Apple recently suffered a bit of a blow in the anti-Android litigation war, which a US judge too is eager to put constraints on. Android is growing very rapidly even in China; a vast place like Africa, where Nokia has long enjoyed some low-end devices domination, is now being penetrated by Android. Samsung Rex series is poised to take on Nokia in low-end segments according to this recent report, so we are hardly surprised to see Nokia joining Apple in the war against Samsung. Here is one article about it and another about Nokia, now led by one of Gates' cronies (Gates is disappointed by Microsoft's "mistake" and lack of innovation in mobile) making not a rational decision but an idealogical one, made by a mole who surrounded himself with more moles after he had infiltrated the company. Having, together with Microsoft's involvement, armed patent trolls like MOSAID (we should boycott Nokia for this), Nokia is now showing yet more malice. To quote: "Nokia and Apple are competitors when it comes to moving hardware off the shelves, and the two companies even opposed each other in a patent trial in 2009 (ending in Apple settling with Nokia for an undisclosed sum). But Nokia has been vocal about supporting its patent rights recently, even discussing its decision to sell some of its intellectual property to patent-holding company Mosaid at the Federal Trade Commission in December."
Apple vs. Samsung initially ended with a billion-dollar verdict in favor of Apple, but there have been plenty of wrinkles since. This week brought about another, as Nokia filed an amicus brief on behalf of Apple, Inc. in the US Court of Appeals for the Federal Circuit. In the brief filed Monday, Nokia asked the court to permit permanent injunctions on the sale of Samsung phones that were found to infringe Apple's patents.
Post-trial proceedings haven't been as kind to Apple after the company was awarded $1.05 billion in damages in August. US District Judge Lucy Koh nearly halved those damages in a ruling on Friday, and in December she denied Apple a permanent injunction against Samsung which would have barred the sale of Samsung phones found to be infringing.

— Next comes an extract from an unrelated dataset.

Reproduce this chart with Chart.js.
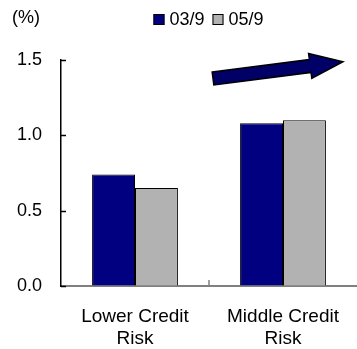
<!DOCTYPE html>
<html>
<head>
<meta charset="utf-8">
<script src="https://cdn.jsdelivr.net/npm/chart.js@4.4.0/dist/chart.umd.min.js"></script>
<style>
  html, body { margin: 0; padding: 0; background: #fff; }
  #wrap { width: 357px; height: 349px; }
</style>
</head>
<body>
<div id="wrap"><canvas id="myChart" width="357" height="349"></canvas></div>
<script>
const categories = [['Lower Credit', 'Risk'], ['Middle Credit', 'Risk']];
const seriesNames = ['03/9', '05/9'];
const values0309 = [0.74, 1.08];
const values0509 = [0.65, 1.10];
const yTicks = [0, 0.5, 1.0, 1.5];
const unitLabel = '(%)';

const seriesColors = ['#000080', '#b2b2b2'];
const fontFamily = "'Liberation Sans', Arial, sans-serif";

// unit text, legend, inward tick marks and the trend arrow
const extras = {
  id: 'extras',
  afterDraw(chart) {
    const ctx = chart.ctx;
    const area = chart.chartArea;
    const y = chart.scales.y;
    const x = chart.scales.x;
    ctx.save();

    // (%) in the top left corner
    ctx.fillStyle = '#000';
    ctx.font = '18px ' + fontFamily;
    ctx.textBaseline = 'middle';
    ctx.textAlign = 'left';
    ctx.fillText(unitLabel, 12, 18);

    // legend centred over the plot
    const box = 11, gap = 5, itemGap = 8;
    ctx.font = '18px ' + fontFamily;
    const items = chart.data.datasets.map(ds => ({
      text: ds.label, color: ds.backgroundColor, w: box + gap + ctx.measureText(ds.label).width
    }));
    let total = items.reduce((s, it) => s + it.w, 0) + itemGap * (items.length - 1);
    let lx = 208.5 - total / 2;
    const ly = 19.5;
    items.forEach(it => {
      ctx.fillStyle = it.color;
      ctx.fillRect(lx, ly - box / 2, box, box);
      ctx.strokeStyle = '#000';
      ctx.lineWidth = 1;
      ctx.strokeRect(lx + 0.5, ly - box / 2 + 0.5, box - 1, box - 1);
      ctx.fillStyle = '#000';
      ctx.fillText(it.text, lx + box + gap, ly + 1);
      lx += it.w + itemGap;
    });

    // y ticks point into the plot
    ctx.strokeStyle = '#000';
    ctx.lineWidth = 1.5;
    yTicks.forEach(v => {
      const py = Math.round(y.getPixelForValue(v)) + 0.5;
      ctx.beginPath();
      ctx.moveTo(area.left, py);
      ctx.lineTo(area.left + 5, py);
      ctx.stroke();
    });

    // tick between the two categories
    ctx.strokeStyle = '#808080';
    ctx.lineWidth = 1.5;
    const mid = (x.getPixelForValue(0) + x.getPixelForValue(1)) / 2;
    ctx.beginPath();
    ctx.moveTo(mid, area.bottom);
    ctx.lineTo(mid, area.bottom - 6);
    ctx.stroke();

    // upward arrow across the top right
    ctx.translate(213, 78.5);
    ctx.rotate(Math.atan2(-16.8, 130));
    const len = 131, shaft = 6.5, headLen = 33, head = 12.5;
    ctx.beginPath();
    ctx.moveTo(0, -shaft);
    ctx.lineTo(len - headLen, -shaft);
    ctx.lineTo(len - headLen, -head);
    ctx.lineTo(len, 0);
    ctx.lineTo(len - headLen, head);
    ctx.lineTo(len - headLen, shaft);
    ctx.lineTo(0, shaft);
    ctx.closePath();
    ctx.fillStyle = '#000066';
    ctx.fill();
    ctx.strokeStyle = '#000';
    ctx.lineWidth = 1.5;
    ctx.stroke();

    ctx.restore();
  }
};

const ctx = document.getElementById('myChart').getContext('2d');
const myChart = new Chart(ctx, {
  type: 'bar',
  data: {
    labels: categories,
    datasets: [{
      label: seriesNames[0],
      data: values0309,
      backgroundColor: seriesColors[0],
      borderColor: '#000',
      borderWidth: 1
    }, {
      label: seriesNames[1],
      data: values0509,
      backgroundColor: seriesColors[1],
      borderColor: '#000',
      borderWidth: 1
    }]
  },
  options: {
    responsive: false,
    animation: false,
    devicePixelRatio: 1,
    layout: { padding: { top: 60, left: 0, right: -2, bottom: 0 } },
    plugins: {
      legend: { display: false },
      tooltip: { enabled: false }
    },
    datasets: {
      bar: { categoryPercentage: 0.58, barPercentage: 1.0 }
    },
    scales: {
      x: {
        grid: { display: false, drawTicks: false },
        border: { display: true, color: '#808080', width: 2 },
        ticks: {
          color: '#000',
          padding: 20,
          maxRotation: 0,
          font: { family: fontFamily, size: 19, lineHeight: '22px' }
        },
        afterFit(scale) {
          scale.height = 63;
          scale.paddingLeft = 0;
          scale.paddingRight = 0;
        }
      },
      y: {
        min: 0,
        max: 1.5,
        grid: { drawOnChartArea: false, drawTicks: false },
        border: { display: true, color: '#000', width: 1.5 },
        ticks: {
          stepSize: 0.5,
          color: '#000',
          padding: 19,
          font: { family: fontFamily, size: 18 },
          callback: v => v.toFixed(1)
        },
        afterFit(scale) { scale.width = 61; }
      }
    }
  },
  plugins: [extras]
});
</script>
</body>
</html>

Nokia announced that it expects to receive more in support payments from Microsoft this year than it pays the software company for licensing its Windows Phone operating system. Nokia provided more details on the terms of the long-term cooperation in its SEC filing on 2012 results. The Finnish company said the support payments, which amounted to USD 250 million per quarter last year, will "slightly exceed" the minimum software royalties it pays Microsoft in 2013.